Grandes investidores se movimentam para disputar leilões que vão ocorrer no setor.
Setor com maior perspectiva de investimento e potencial para ajudar na retomada econômica do Brasil, o saneamento básico enfrenta seu primeiro teste desde a aprovação do novo marco regulatório, em junho. Quatro leilões de concessão e Parcerias Público-Privadas (PPP), marcados para setembro, vão medir o apetite dos investidores em negócios que levarão à universalização dos serviços de água e esgoto no País.
Hoje 100 milhões de brasileiros não têm acesso à coleta de esgoto e 35 milhões não são abastecidos com água potável – números que refletem a falta de prioridade que o setor teve nos últimos anos e explicam a proliferação de epidemias, como dengue e zika, além de doenças gastrointestinais no País. Esses indicadores colocam o País em posição pior que Iraque, Jordânia e Marrocos.
Para mudar esse cenário, o setor terá de receber entre R$ 500 bilhões e R$ 700 bilhões em novos investimentos. Pelas novas regras aprovadas pelo Congresso Nacional, a universalização dos serviços terá de ocorrer até 2033, o que significaria alcançar a meta de 99% da população com acesso à água potável e 90%, ao tratamento e coleta de esgoto. Ou seja, em 13 anos, o setor teria de receber entre R$ 38 bilhões e R$ 53 bilhões por ano de investimento.

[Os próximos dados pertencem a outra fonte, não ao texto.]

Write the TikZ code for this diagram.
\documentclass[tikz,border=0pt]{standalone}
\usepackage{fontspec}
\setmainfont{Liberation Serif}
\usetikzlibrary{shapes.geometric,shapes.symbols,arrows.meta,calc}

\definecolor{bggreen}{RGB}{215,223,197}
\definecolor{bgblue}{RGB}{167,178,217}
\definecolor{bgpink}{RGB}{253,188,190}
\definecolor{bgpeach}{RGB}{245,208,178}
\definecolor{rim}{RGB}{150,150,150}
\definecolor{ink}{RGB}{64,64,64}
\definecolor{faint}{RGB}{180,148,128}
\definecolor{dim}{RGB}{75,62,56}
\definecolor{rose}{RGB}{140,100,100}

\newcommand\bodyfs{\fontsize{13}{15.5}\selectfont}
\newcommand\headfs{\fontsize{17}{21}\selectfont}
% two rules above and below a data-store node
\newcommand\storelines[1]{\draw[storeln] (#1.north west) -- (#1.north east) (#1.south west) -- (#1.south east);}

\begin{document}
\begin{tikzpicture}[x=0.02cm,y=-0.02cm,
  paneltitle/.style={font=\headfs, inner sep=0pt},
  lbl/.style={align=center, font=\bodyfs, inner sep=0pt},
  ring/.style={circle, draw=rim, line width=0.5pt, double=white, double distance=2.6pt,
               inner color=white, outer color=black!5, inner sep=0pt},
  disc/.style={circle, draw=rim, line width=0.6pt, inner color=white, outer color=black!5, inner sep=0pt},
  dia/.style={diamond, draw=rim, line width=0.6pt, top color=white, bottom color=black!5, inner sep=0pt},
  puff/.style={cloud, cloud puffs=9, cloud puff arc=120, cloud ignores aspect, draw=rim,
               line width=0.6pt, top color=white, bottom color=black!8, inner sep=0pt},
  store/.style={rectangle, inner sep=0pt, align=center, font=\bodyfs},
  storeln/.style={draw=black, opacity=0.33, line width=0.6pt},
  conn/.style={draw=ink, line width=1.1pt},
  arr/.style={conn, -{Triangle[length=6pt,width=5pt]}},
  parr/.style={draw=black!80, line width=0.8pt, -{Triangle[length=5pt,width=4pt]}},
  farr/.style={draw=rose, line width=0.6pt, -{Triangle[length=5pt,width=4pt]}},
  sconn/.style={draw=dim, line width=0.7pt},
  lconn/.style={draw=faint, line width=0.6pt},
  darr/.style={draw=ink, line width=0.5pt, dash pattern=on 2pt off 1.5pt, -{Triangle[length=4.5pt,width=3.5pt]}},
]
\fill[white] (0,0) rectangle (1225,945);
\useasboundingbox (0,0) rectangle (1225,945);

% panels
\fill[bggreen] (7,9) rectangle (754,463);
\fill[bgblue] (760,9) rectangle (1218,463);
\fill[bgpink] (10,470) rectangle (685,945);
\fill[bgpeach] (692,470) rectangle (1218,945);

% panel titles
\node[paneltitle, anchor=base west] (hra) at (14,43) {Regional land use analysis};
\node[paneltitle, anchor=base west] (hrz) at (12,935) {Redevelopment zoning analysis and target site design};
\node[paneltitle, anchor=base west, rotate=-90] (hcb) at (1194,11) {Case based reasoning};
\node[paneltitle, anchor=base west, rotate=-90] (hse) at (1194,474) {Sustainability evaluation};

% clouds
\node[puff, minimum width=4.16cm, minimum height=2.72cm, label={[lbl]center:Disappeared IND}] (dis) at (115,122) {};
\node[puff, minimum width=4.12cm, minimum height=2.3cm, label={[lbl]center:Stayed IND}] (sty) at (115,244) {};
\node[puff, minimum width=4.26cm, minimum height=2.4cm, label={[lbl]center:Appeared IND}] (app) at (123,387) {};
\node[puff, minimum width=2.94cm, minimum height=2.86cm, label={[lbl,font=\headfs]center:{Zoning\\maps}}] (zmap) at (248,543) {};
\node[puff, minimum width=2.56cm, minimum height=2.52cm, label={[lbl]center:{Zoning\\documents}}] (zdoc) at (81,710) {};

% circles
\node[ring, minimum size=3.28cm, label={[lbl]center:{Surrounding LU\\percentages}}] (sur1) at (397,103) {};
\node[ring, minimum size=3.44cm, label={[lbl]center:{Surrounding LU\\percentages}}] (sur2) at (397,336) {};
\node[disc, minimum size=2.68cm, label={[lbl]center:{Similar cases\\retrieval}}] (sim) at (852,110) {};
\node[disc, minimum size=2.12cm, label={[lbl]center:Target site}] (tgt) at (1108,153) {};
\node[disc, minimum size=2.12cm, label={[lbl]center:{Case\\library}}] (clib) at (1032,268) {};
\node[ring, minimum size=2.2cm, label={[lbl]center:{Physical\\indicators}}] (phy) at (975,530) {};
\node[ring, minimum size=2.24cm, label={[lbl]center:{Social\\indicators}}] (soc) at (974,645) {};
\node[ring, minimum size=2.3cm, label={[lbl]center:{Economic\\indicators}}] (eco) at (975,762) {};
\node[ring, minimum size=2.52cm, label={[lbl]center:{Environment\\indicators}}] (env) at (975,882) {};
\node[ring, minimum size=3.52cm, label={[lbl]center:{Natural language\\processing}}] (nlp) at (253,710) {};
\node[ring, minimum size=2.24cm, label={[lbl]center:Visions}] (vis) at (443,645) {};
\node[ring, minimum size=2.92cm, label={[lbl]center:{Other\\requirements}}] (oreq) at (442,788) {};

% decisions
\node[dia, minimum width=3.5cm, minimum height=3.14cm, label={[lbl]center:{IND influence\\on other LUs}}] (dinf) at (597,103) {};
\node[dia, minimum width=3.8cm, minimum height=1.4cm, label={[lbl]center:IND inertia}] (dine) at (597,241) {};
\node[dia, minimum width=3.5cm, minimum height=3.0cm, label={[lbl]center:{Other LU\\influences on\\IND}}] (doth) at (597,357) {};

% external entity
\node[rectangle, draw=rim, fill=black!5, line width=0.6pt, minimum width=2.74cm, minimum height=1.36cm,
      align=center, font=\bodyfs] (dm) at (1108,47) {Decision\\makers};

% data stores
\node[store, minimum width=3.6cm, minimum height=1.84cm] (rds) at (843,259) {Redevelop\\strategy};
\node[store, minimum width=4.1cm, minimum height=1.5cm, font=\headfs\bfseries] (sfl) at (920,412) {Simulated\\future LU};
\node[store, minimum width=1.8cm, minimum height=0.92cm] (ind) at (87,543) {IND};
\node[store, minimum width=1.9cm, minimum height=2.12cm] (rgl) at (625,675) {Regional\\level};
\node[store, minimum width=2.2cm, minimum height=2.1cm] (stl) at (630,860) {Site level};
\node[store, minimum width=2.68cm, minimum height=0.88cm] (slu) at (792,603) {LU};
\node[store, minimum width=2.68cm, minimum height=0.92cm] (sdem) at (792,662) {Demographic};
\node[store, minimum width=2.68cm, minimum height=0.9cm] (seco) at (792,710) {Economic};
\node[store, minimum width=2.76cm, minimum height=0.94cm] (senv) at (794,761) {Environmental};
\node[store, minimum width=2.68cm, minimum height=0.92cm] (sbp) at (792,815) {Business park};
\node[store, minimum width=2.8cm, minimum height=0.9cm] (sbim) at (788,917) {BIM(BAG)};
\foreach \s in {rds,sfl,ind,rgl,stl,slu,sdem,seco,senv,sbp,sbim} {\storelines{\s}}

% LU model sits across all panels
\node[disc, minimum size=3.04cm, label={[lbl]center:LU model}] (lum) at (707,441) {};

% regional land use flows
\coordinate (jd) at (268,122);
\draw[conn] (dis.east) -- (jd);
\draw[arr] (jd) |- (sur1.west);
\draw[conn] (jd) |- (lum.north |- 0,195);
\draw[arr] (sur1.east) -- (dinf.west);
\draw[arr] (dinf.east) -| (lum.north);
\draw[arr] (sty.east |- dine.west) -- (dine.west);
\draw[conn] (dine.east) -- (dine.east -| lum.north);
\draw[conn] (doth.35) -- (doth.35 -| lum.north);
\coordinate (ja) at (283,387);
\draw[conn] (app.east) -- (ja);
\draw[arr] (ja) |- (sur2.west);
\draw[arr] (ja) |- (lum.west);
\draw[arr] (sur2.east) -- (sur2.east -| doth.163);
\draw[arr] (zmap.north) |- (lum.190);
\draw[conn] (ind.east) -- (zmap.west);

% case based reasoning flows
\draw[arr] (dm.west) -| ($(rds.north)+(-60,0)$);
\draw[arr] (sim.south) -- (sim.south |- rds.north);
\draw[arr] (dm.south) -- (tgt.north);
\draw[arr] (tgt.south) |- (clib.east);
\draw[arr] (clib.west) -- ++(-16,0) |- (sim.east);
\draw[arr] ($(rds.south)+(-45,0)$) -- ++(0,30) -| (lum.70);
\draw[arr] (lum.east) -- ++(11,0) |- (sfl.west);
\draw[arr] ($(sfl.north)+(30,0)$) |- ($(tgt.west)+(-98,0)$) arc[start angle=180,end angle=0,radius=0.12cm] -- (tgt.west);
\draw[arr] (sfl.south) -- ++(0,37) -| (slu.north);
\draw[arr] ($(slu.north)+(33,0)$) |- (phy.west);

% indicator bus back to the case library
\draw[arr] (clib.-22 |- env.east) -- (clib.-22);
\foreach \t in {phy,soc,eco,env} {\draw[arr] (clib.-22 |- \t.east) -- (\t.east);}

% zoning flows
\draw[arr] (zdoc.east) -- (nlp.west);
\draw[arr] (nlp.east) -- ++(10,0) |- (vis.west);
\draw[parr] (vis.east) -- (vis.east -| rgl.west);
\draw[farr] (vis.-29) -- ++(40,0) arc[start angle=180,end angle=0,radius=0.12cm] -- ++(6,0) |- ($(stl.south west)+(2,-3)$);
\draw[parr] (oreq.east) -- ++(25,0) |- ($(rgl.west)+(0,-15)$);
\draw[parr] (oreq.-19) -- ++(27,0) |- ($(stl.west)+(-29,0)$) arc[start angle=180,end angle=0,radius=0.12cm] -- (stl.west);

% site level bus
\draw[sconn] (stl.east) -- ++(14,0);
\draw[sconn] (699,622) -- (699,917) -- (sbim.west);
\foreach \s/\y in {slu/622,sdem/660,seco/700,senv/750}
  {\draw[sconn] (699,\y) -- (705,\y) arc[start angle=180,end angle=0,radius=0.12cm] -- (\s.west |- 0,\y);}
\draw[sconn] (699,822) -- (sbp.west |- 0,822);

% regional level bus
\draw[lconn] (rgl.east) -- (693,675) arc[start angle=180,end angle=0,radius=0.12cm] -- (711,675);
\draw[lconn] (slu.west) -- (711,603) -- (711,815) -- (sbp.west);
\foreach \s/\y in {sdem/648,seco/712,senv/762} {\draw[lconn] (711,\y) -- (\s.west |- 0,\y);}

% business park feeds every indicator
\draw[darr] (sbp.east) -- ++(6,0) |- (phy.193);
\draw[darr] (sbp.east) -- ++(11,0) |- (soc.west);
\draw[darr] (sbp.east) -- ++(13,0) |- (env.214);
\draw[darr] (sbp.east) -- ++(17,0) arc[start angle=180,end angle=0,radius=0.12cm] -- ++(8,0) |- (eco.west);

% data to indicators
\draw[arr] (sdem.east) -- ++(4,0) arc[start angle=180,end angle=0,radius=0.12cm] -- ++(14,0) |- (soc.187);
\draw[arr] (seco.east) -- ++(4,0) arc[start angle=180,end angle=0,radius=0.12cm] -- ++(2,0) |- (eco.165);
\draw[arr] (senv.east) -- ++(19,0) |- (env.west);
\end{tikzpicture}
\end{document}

O pontapé para mudar essa situação começará no mês que vem com a concessão dos serviços da região metropolitana de Maceió (R$ 2,6 bilhões de investimentos); PPP de Cariacica, no Espírito Santo (R$ 580 milhões); PPP Sanesul, em Mato Grosso do Sul (R$ 3,8 bilhões); e a PPP de dessalinização de Fortaleza (R$ 500 milhões). Esses projetos, na avaliação de especialistas, serão um termômetro do interesse dos investidores – que vivem hoje num cenário de grandes transformações do ponto de vista social e ambiental.
“Pelas informações que temos, há uma grande movimentação no mercado, seja pela concessão de Alagoas ou pela Cedae (RJ), que ainda não tem data para o leilão”, afirma Cleverson Aroeira da Silva, superintendente do Banco Nacional de Desenvolvimento Econômico e Social (BNDES).

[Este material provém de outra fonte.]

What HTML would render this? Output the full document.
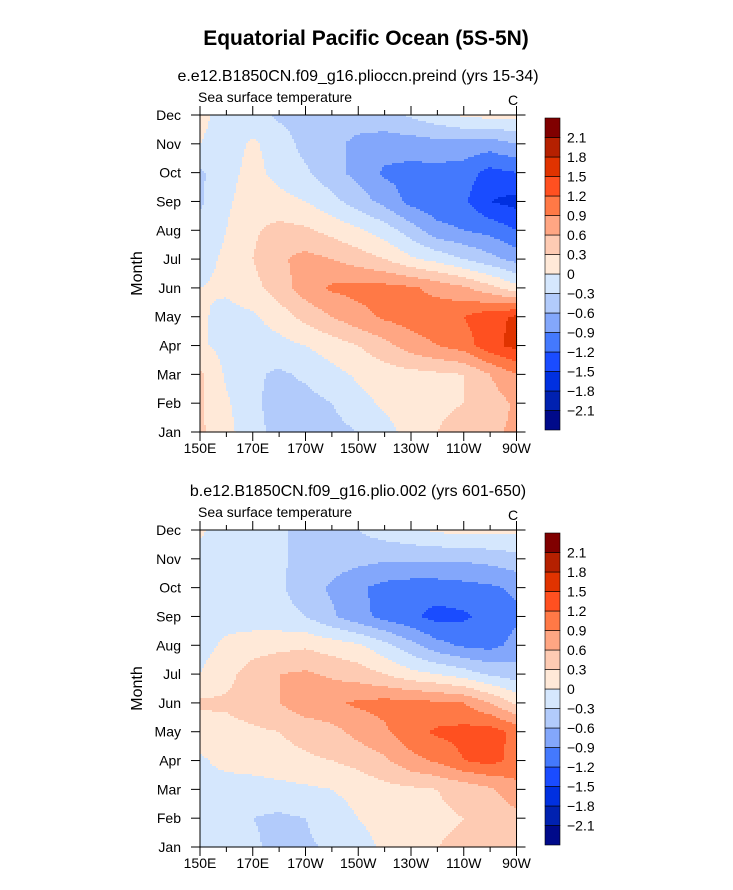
<!DOCTYPE html>
<html><head><meta charset="utf-8"><style>
body{margin:0;background:#fff;width:733px;height:890px;overflow:hidden}
svg{display:block}
text{font-family:"Liberation Sans",sans-serif;fill:#000}
</style></head><body>
<svg id="fig" width="733" height="890" xmlns="http://www.w3.org/2000/svg">
<text x="366" y="45" font-size="21" font-weight="bold" text-anchor="middle">Equatorial Pacific Ocean (5S-5N)</text>
</svg>
<script>
const months=["Jan","Feb","Mar","Apr","May","Jun","Jul","Aug","Sep","Oct","Nov","Dec"];
const lonTicks=["150E","170E","170W","150W","130W","110W","90W"];
const levels=[-2.1,-1.8,-1.5,-1.2,-0.9,-0.6,-0.3,0,0.3,0.6,0.9,1.2,1.5,1.8,2.1];
const levelLabels=["\u22122.1","\u22121.8","\u22121.5","\u22121.2","\u22120.9","\u22120.6","\u22120.3","0","0.3","0.6","0.9","1.2","1.5","1.8","2.1"];
const colors=["#000a8a","#0021b0","#0030e0","#1a4cff","#4479fd","#83a7fb","#b2cbfb","#d5e7fd","#ffe9d8","#fecbb3","#ffa683","#ff7946","#ff5020","#e03300","#b52000","#800000"];
// rows Jan..Dec, columns 150E..90W every 10 degrees
const sstA=[
[0.35,0.1,-0.2,-0.4,-0.45,-0.4,-0.3,-0.1,0.1,0.3,0.5,0.55,0.65],
[0.35,0.05,-0.25,-0.4,-0.4,-0.3,-0.1,0.05,0.15,0.2,0.3,0.45,0.65],
[0.35,-0.05,-0.25,-0.35,-0.25,-0.1,0.05,0.15,0.2,0.25,0.3,0.6,0.9],
[0.05,-0.1,-0.15,-0.1,0.0,0.15,0.3,0.5,0.75,0.9,1.05,1.4,1.6],
[0.05,-0.1,-0.05,0.15,0.4,0.6,0.8,0.95,1.05,1.1,1.2,1.4,1.55],
[0.0,0.05,0.2,0.45,0.75,0.95,1.0,1.0,0.95,0.8,0.65,0.4,0.1],
[-0.1,0.05,0.3,0.55,0.7,0.6,0.45,0.3,0.05,-0.1,-0.3,-0.5,-0.7],
[-0.2,0.0,0.25,0.4,0.35,0.2,0.05,-0.15,-0.45,-0.8,-0.9,-1.0,-1.2],
[-0.35,-0.05,0.15,0.1,0.0,-0.2,-0.45,-0.7,-1.0,-1.1,-1.15,-1.5,-1.6],
[-0.35,-0.1,0.1,-0.1,-0.25,-0.5,-0.7,-0.95,-1.0,-1.0,-1.05,-1.3,-1.2],
[0.0,-0.15,0.05,-0.15,-0.4,-0.5,-0.7,-0.75,-0.75,-0.7,-0.7,-0.75,-0.6],
[0.1,-0.15,-0.2,-0.35,-0.4,-0.4,-0.4,-0.4,-0.25,-0.1,0.05,0.1,0.1]];
const sstB=[
[-0.1,-0.15,-0.25,-0.4,-0.35,-0.25,-0.1,0.05,0.2,0.3,0.35,0.4,0.45],
[-0.1,-0.15,-0.3,-0.35,-0.3,-0.15,0.0,0.1,0.2,0.25,0.3,0.4,0.5],
[-0.1,-0.15,-0.15,-0.1,-0.05,0.0,0.1,0.2,0.25,0.3,0.4,0.55,0.8],
[-0.05,0.1,0.15,0.2,0.25,0.3,0.4,0.55,0.8,0.95,1.2,1.3,1.1],
[0.15,0.2,0.25,0.3,0.4,0.5,0.7,0.85,1.1,1.25,1.3,1.35,1.1],
[0.35,0.35,0.45,0.6,0.8,0.85,0.95,1.0,1.0,0.95,0.9,0.6,0.25],
[0.0,0.2,0.45,0.6,0.65,0.55,0.45,0.3,0.1,0.0,-0.15,-0.35,-0.45],
[-0.1,0.05,0.15,0.2,0.25,0.15,0.05,-0.2,-0.5,-0.8,-0.95,-1.0,-0.8],
[-0.05,-0.1,-0.15,-0.2,-0.3,-0.55,-0.8,-1.0,-1.15,-1.3,-1.25,-1.1,-0.95],
[-0.1,-0.15,-0.2,-0.25,-0.45,-0.65,-0.85,-1.0,-1.05,-1.05,-1.0,-0.95,-0.85],
[-0.1,-0.15,-0.2,-0.25,-0.4,-0.45,-0.5,-0.55,-0.55,-0.55,-0.55,-0.5,-0.4],
[0.05,-0.15,-0.2,-0.25,-0.4,-0.35,-0.3,-0.15,-0.05,0.05,0.1,0.1,0.05]];

const NS="http://www.w3.org/2000/svg";
const svg=document.getElementById('fig');
function mk(tag,attrs,parent){const e=document.createElementNS(NS,tag);for(const k in attrs)e.setAttribute(k,attrs[k]);(parent||svg).appendChild(e);return e;}
function colorIdx(v){let i=0;while(i<levels.length&&v>=levels[i])i++;return i;}

function panel(data,top,subtitle,key){
  const L=200,R=516.5,T=top,B=top+317;
  const g=mk('g',{});
  
  
  const nc=data[0].length,nr=data.length;
  const ys=r=>B-(B-T)*r/(nr-1);
  const st=2;
  const cells=mk('g',{},g);
  
  
  function val(px,py){
    const fc=(px-L)/(R-L)*(nc-1), fr=(B-py)/(B-T)*(nr-1);
    const c0=Math.max(0,Math.min(nc-2,Math.floor(fc))),r0=Math.max(0,Math.min(nr-2,Math.floor(fr)));
    const tx=Math.max(0,Math.min(1,fc-c0)),ty=Math.max(0,Math.min(1,fr-r0));
    const a=data[r0][c0],b=data[r0][c0+1],c=data[r0+1][c0],d=data[r0+1][c0+1];
    return a*(1-tx)*(1-ty)+b*tx*(1-ty)+c*(1-tx)*ty+d*tx*ty;
  }
  const ny=Math.ceil((B-T)/st), nx=Math.ceil((R-L)/st);
  for(let j=0;j<ny;j++){
    const y=T+j*st, h=Math.min(st,B-y);
    let runStart=0,runIdx=colorIdx(val(L+st/2,y+h/2));
    for(let i=1;i<=nx;i++){
      const idx=i<nx?colorIdx(val(L+i*st+st/2,y+h/2)):-1;
      if(idx!==runIdx){
        const x0=L+runStart*st, x1=Math.min(L+i*st,R);
        const r=mk('rect',{x:x0,y:y,width:x1-x0+0.6,height:h+0.6,fill:colors[runIdx]},cells);
        
        
        runStart=i;runIdx=idx;
      }
    }
  }
  const fr=mk('rect',{x:L,y:T,width:R-L,height:B-T,fill:'none',stroke:'#000','stroke-width':1},g);
  
  
  for(let m=0;m<12;m++){
    const y=ys(m);
    mk('line',{x1:L-9,x2:L,y1:y,y2:y,stroke:'#000'},g);
    mk('line',{x1:R,x2:R+9,y1:y,y2:y,stroke:'#000'},g);
    const t=mk('text',{x:L-19,y:y+5,'font-size':14,'text-anchor':'end'},g);
    t.textContent=months[m];
    
    
  }
  for(let i=0;i<=12;i++){
    const x=L+(R-L)*i/12, len=i%2===0?9:5;
    mk('line',{x1:x,x2:x,y1:B,y2:B+len,stroke:'#000'},g);
    mk('line',{x1:x,x2:x,y1:T-len,y2:T,stroke:'#000'},g);
  }
  lonTicks.forEach((s,i)=>{
    const t=mk('text',{x:L+(R-L)*i/6,y:B+21,'font-size':14,'text-anchor':'middle'},g);
    t.textContent=s;
    
    
  });
  const yt=mk('text',{x:0,y:0,'font-size':16,'text-anchor':'middle',fill:'#000',transform:`translate(142 ${(T+B)/2}) rotate(-90)`},g);
  yt.textContent='Month';
  
  
  const sub=mk('text',{x:358,y:T-34,'font-size':16,'text-anchor':'middle'},g);
  sub.textContent=subtitle;
  
  
  const vl=mk('text',{x:198,y:T-13,'font-size':14},g);
  vl.textContent='Sea surface temperature';
  
  
  const ul=mk('text',{x:513,y:T-10,'font-size':14,'text-anchor':'middle'},g);
  ul.textContent='C';
  
  
  const cb=mk('g',{},g);
  
  
  const cx=545,cw=15,ct=T+3,bh=19.5;
  for(let i=0;i<16;i++){
    const r=mk('rect',{x:cx,y:ct+(15-i)*bh,width:cw,height:bh,fill:colors[i],stroke:'#000','stroke-width':0.6},cb);
    
    
  }
  levels.forEach((lv,i)=>{
    const t=mk('text',{x:567,y:ct+(15-i)*bh+5,'font-size':14},cb);
    t.textContent=levelLabels[i];
    
    
  });
}
panel(sstA,115,"e.e12.B1850CN.f09_g16.plioccn.preind (yrs 15-34)","top");
panel(sstB,530,"b.e12.B1850CN.f09_g16.plio.002 (yrs 601-650)","bottom");
</script>
</body></html>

A instituição está tendo papel fundamental na modelagem dos projetos a serem licitados. Hoje o banco tem, em carteira, R$ 50 bilhões em projetos, envolvendo oito Estados brasileiros, e está em conversas com outros três para iniciar estudos.
Com a aprovação do novo marco regulatório, empresas de outros setores começaram a estudar possibilidades em saneamento, como é o caso das companhias CCR (concessões de transporte) e Equatorial (energia elétrica) e dos fundos de investimento Vinci Partners e Pátria. Na avaliação do presidente da BF Capital, Renato Sucupira, hoje o setor é a melhor alternativa de investimento dentro da infraestrutura. “Não tenho dúvida de que haverá grande concorrência nas licitações.”

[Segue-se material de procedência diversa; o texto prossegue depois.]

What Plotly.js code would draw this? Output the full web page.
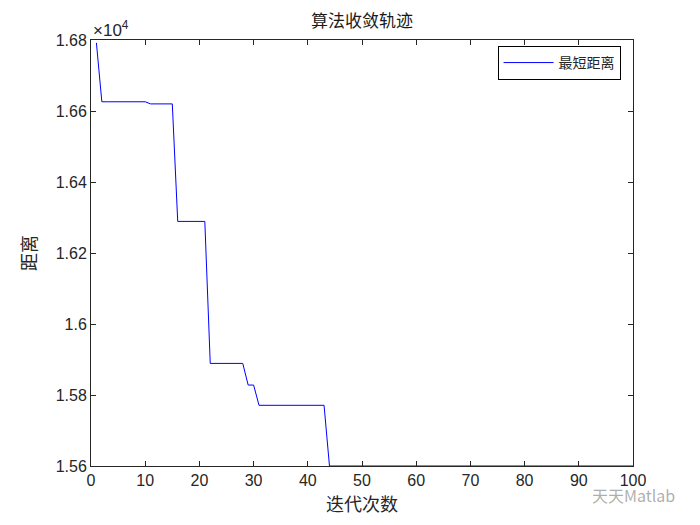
<!DOCTYPE html>
<html>
<head>
<meta charset="utf-8">
<script src="https://cdn.plot.ly/plotly-3.0.1.min.js"></script>
<style>html,body{margin:0;padding:0;background:#fff;}#chart{width:700px;height:525px;}</style>
</head>
<body>
<div id="chart"></div>
<script>
const iterations = [];
for (let i = 1; i <= 100; i++) iterations.push(i);
const shortestDistance = [
  16792,
  16626, 16626, 16626, 16626, 16626, 16626, 16626, 16626, 16626,
  16620, 16620, 16620, 16620, 16620,
  16289, 16289, 16289, 16289, 16289, 16289,
  15889, 15889, 15889, 15889, 15889, 15889, 15889,
  15828, 15828,
  15771, 15771, 15771, 15771, 15771, 15771, 15771, 15771, 15771, 15771, 15771, 15771, 15771,
  15600, 15600, 15600, 15600, 15600, 15600, 15600, 15600, 15600, 15600,
  15600, 15600, 15600, 15600, 15600, 15600, 15600, 15600, 15600, 15600,
  15600, 15600, 15600, 15600, 15600, 15600, 15600, 15600, 15600, 15600,
  15600, 15600, 15600, 15600, 15600, 15600, 15600, 15600, 15600, 15600,
  15600, 15600, 15600, 15600, 15600, 15600, 15600, 15600, 15600, 15600,
  15600, 15600, 15600, 15600, 15600, 15600, 15600
];
const yTickVals = [15600, 15800, 16000, 16200, 16400, 16600, 16800];
const yTickText = ['1.56', '1.58', '1.6', '1.62', '1.64', '1.66', '1.68'];
const xTickVals = [0, 10, 20, 30, 40, 50, 60, 70, 80, 90, 100];

const cjk = '"Noto Sans CJK SC", "Noto Sans", sans-serif';
const latin = '"Liberation Sans", Arial, Helvetica, sans-serif';
const axisColor = '#262626';

const trace = {
  x: iterations,
  y: shortestDistance,
  type: 'scatter',
  mode: 'lines',
  name: '最短距离',
  line: {color: '#0000FF', width: 1}
};

const layout = {
  width: 700, height: 525,
  margin: {l: 91, r: 67, t: 40, b: 59},
  paper_bgcolor: '#ffffff', plot_bgcolor: '#ffffff',
  title: {text: '算法收敛轨迹', font: {family: cjk, size: 17, color: '#1a1a1a'}, x: 0.5, xref: 'paper', y: 1, yref: 'container', yanchor: 'top', pad: {t: 15}},
  showlegend: true,
  legend: {
    x: 0.977, xanchor: 'right', y: 0.986, yanchor: 'top',
    bordercolor: '#000', borderwidth: 1, bgcolor: '#fff',
    itemwidth: 50, tracegroupgap: 0,
    font: {family: cjk, size: 14, color: '#262626'}
  },
  xaxis: {
    range: [0, 100], tickvals: xTickVals, ticks: 'inside', ticklen: 5, tickcolor: axisColor,
    showline: true, linecolor: axisColor, linewidth: 1, mirror: 'allticks',
    showgrid: false, zeroline: false,
    tickfont: {family: latin, size: 16, color: axisColor},
    title: {text: '迭代次数', font: {family: cjk, size: 18, color: axisColor}, standoff: 10}
  },
  yaxis: {
    range: [15600, 16800], tickvals: yTickVals, ticktext: yTickText, ticks: 'inside', ticklen: 5, tickcolor: axisColor,
    showline: true, linecolor: axisColor, linewidth: 1, mirror: 'allticks',
    showgrid: false, zeroline: false,
    tickfont: {family: latin, size: 16, color: axisColor},
    title: {text: '距离', font: {family: cjk, size: 18, color: axisColor}, standoff: 14}
  },
  annotations: [
    {xref: 'paper', yref: 'paper', x: 0, y: 1, xanchor: 'left', yanchor: 'bottom', yshift: -2,
     text: '×10<sup>4</sup>', showarrow: false, font: {family: latin, size: 17, color: axisColor}},
    {xref: 'paper', yref: 'paper', x: 1.081, y: -0.068, xanchor: 'right', yanchor: 'middle',
     text: '天天Matlab', showarrow: false, font: {family: cjk, size: 16, color: 'rgba(120,120,120,0.6)'}}
  ]
};

Plotly.newPlot('chart', [trace], layout, {displayModeBar: false, staticPlot: true});
</script>
</body>
</html>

Com negócios na área de energia, transporte, logística e telecomunicações, a gestora Pátria está de olho nas oportunidades que o novo marco regulatório trará para o setor.
Nesse primeiro momento, a expectativa do mercado é que os novos investidores, sobretudo o financeiro (como fundos de investimento), façam parceria com outras empresas que já estão no setor. Isso porque algumas licitações exigem atestação técnica, afirma o diretor executivo da Associação Brasileira das Concessionárias Privadas de Serviços Públicos de Água e Esgoto (Abcon), Percy Soares Neto.
Além disso, destaca ele, alguns ativos são tão grandes que exigirão uma estrutura de capital reforçada. É o caso dos serviços de água e esgoto do Rio, hoje administrados pela Cedae. O BNDES espera lançar o edital de licitação em outubro e trabalha para fazer um leilão até o fim deste ano. Pelo tamanho do investimento, de R$ 33,6 bilhões, a concessão será feita em quatro lotes. O ativo é um dos mais cobiçados no mercado, especialmente pelos fundos de investimentos.
Na avaliação de Paulo Mattos, presidente e cofundador da gestora IG4, acionista da Iguá (empresa de saneamento), o novo marco regulatório trará grandes avanços para a população e muitas oportunidades para investidores. Além disso, a pressão ambiental em curso no mundo será positivo para o setor, que terá mais abertura no mercado de capitais.
Ele cita como exemplo a emissão de debêntures que a Iguá acaba de fazer em plena pandemia da covid-19. A empresa conseguiu no mercado quase R$ 900 milhões investir na infraestrutura de saneamento em suas concessões de Cuiabá e Paranaguá, além de refinanciar a dívida. “Esse mercado para capitais financeiros vai bombar. Todos querem ter um selo de qualidade.”